— Start Available records —

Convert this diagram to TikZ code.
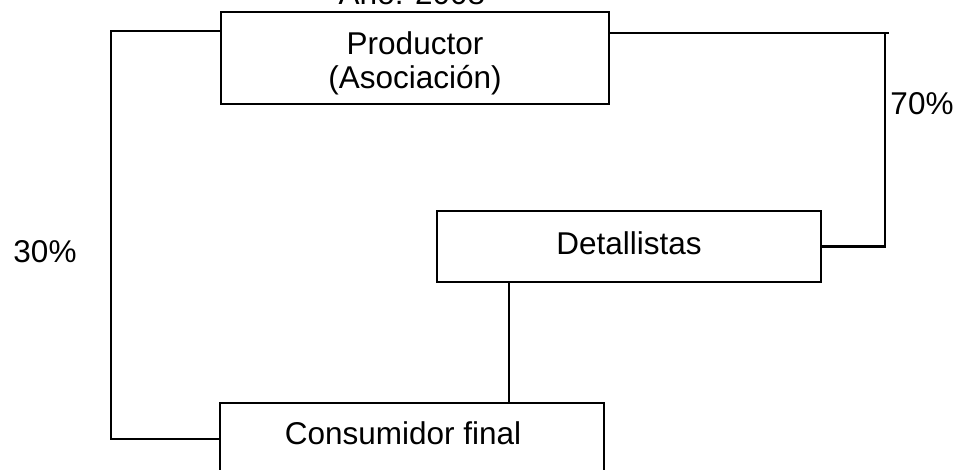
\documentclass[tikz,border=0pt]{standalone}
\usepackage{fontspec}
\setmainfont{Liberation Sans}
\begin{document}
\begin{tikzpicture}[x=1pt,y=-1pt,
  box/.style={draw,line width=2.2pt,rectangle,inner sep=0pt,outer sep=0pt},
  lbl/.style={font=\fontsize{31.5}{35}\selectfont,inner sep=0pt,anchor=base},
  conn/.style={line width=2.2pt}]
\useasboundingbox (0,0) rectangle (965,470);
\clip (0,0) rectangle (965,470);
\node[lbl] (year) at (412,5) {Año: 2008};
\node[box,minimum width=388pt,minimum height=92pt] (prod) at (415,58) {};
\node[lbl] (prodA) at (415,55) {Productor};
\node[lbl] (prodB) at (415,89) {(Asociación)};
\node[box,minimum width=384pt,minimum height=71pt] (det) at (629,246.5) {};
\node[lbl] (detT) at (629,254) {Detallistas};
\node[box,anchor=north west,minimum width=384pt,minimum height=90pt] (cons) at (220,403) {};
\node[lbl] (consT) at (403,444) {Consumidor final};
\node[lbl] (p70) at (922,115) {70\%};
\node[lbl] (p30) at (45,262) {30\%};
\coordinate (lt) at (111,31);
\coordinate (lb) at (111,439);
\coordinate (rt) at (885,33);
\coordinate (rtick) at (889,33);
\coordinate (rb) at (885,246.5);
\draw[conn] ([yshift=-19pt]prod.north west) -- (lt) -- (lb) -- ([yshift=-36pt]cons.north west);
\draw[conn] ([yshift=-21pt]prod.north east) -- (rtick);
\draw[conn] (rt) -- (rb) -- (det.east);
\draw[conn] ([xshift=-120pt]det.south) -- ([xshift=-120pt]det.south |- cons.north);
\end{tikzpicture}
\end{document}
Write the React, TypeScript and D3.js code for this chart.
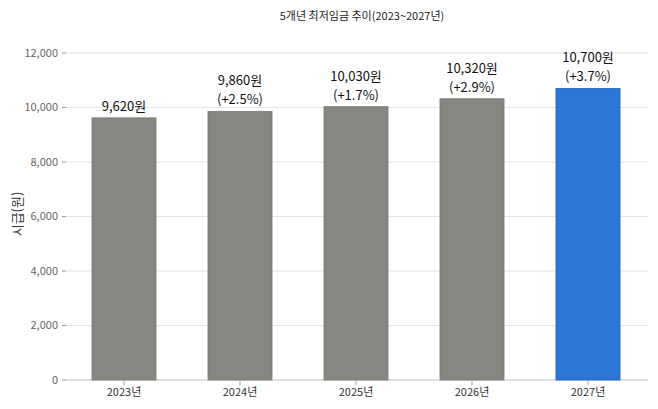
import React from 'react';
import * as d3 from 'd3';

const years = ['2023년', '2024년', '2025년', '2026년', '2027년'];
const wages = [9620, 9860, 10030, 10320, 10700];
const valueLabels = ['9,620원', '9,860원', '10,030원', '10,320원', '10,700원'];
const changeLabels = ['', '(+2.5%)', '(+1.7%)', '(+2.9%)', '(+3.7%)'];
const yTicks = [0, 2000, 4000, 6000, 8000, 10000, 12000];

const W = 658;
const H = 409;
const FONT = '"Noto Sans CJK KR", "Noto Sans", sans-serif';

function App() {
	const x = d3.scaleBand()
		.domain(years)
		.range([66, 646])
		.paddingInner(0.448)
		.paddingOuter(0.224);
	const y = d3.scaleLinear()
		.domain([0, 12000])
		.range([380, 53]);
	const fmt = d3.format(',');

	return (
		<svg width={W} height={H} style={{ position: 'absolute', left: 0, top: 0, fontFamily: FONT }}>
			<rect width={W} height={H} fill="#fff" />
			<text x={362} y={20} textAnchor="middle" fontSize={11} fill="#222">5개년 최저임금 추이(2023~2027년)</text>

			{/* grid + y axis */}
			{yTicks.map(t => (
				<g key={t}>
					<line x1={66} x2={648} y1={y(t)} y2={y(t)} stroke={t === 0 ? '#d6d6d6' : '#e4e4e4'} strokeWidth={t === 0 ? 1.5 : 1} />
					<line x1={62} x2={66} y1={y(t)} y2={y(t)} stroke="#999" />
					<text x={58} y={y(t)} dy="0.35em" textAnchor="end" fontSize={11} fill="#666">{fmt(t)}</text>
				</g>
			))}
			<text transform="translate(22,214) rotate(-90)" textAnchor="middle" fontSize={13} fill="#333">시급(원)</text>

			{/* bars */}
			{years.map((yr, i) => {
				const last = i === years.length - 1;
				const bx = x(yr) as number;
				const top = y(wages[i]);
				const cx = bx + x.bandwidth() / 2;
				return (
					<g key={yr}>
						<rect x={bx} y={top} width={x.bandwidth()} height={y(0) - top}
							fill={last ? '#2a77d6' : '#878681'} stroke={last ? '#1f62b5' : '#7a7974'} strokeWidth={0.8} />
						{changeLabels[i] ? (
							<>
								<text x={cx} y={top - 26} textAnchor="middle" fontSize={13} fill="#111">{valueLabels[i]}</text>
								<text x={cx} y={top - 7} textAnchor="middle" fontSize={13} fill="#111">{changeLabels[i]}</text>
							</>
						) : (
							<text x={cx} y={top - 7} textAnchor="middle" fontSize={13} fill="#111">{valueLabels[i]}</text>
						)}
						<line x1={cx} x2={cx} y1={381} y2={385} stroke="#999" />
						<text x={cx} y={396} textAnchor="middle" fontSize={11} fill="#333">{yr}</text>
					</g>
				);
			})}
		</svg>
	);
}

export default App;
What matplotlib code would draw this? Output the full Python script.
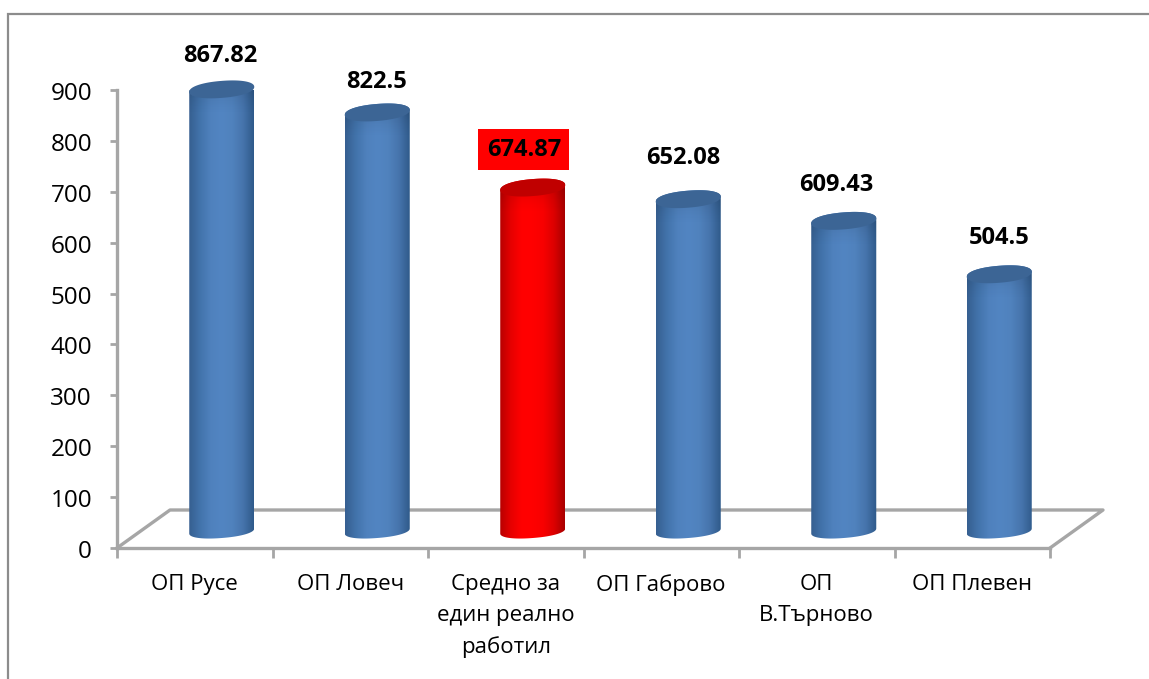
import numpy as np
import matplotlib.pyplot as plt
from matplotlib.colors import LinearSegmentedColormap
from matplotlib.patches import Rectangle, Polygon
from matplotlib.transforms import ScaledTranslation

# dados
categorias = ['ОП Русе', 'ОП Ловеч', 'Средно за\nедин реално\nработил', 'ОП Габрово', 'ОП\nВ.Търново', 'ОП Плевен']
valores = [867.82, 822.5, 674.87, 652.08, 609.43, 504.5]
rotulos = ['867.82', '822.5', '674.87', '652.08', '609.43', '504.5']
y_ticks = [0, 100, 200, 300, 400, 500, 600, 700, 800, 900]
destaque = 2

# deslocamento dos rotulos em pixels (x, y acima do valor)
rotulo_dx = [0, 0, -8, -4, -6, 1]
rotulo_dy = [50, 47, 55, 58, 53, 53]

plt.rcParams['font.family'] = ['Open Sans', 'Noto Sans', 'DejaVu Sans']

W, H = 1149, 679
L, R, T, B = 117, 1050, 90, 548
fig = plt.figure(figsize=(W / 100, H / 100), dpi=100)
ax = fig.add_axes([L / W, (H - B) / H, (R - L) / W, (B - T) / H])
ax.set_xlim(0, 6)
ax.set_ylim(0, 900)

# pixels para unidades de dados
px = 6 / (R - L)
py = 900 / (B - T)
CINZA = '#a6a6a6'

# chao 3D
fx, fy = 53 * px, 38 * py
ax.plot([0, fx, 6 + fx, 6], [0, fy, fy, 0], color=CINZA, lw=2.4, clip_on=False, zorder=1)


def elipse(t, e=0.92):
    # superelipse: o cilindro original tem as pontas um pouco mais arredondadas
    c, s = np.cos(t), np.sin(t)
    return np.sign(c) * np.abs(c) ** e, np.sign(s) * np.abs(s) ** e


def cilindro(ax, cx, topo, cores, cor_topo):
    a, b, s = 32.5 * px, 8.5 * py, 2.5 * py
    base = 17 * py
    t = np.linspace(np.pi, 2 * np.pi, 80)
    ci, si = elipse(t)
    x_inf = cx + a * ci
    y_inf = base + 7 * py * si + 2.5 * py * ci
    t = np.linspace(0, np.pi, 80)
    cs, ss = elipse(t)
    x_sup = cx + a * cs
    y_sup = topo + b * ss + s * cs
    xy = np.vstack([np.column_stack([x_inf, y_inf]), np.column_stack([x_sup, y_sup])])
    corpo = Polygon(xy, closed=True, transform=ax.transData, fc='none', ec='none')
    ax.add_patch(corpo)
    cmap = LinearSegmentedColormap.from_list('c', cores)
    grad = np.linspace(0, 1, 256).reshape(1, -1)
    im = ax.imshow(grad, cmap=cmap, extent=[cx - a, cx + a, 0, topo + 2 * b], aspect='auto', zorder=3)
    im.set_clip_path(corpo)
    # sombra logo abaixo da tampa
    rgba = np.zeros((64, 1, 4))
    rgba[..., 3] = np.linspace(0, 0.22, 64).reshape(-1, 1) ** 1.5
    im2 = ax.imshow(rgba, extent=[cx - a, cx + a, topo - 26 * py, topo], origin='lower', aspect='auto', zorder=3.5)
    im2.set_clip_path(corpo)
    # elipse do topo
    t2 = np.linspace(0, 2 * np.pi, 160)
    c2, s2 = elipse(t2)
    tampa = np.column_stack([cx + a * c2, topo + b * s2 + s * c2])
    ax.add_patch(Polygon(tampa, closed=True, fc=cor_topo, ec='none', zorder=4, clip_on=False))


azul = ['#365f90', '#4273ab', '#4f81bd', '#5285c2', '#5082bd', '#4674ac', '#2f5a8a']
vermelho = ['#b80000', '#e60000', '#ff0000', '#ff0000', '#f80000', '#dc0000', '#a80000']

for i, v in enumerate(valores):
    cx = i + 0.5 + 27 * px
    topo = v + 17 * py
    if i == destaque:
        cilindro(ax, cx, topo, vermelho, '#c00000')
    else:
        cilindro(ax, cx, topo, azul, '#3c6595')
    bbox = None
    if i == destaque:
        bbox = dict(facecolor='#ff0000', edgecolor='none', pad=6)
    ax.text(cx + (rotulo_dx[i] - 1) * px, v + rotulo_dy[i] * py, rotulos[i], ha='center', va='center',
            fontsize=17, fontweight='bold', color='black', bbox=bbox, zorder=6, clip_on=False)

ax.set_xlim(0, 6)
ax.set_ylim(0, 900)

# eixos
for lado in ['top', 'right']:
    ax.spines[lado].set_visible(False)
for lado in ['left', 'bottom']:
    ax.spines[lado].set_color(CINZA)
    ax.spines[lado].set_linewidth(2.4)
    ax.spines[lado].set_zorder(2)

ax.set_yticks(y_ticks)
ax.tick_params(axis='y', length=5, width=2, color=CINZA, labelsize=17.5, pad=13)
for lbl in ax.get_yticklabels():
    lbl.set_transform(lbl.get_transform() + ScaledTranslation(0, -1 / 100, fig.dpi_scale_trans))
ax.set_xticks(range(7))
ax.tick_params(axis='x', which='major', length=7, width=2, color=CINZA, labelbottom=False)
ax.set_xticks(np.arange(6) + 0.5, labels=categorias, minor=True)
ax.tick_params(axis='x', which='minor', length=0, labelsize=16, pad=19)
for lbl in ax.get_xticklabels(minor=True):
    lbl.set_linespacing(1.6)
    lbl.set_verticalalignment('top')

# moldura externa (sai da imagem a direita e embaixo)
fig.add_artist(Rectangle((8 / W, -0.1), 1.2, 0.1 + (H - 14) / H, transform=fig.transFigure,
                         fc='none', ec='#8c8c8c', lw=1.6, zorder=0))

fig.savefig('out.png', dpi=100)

— End Available records —

## Work instructions
Look above for the line with "What matplotlib code" and the line with "rotulo_dy = [50, 47, 55, 58, 53, 53]", then copy exactly the lines from the first through the second, both kept, with no pictures.

## Task result
What matplotlib code would draw this? Output the full Python script.
import numpy as np
import matplotlib.pyplot as plt
from matplotlib.colors import LinearSegmentedColormap
from matplotlib.patches import Rectangle, Polygon
from matplotlib.transforms import ScaledTranslation

# dados
categorias = ['ОП Русе', 'ОП Ловеч', 'Средно за\nедин реално\nработил', 'ОП Габрово', 'ОП\nВ.Търново', 'ОП Плевен']
valores = [867.82, 822.5, 674.87, 652.08, 609.43, 504.5]
rotulos = ['867.82', '822.5', '674.87', '652.08', '609.43', '504.5']
y_ticks = [0, 100, 200, 300, 400, 500, 600, 700, 800, 900]
destaque = 2

# deslocamento dos rotulos em pixels (x, y acima do valor)
rotulo_dx = [0, 0, -8, -4, -6, 1]
rotulo_dy = [50, 47, 55, 58, 53, 53]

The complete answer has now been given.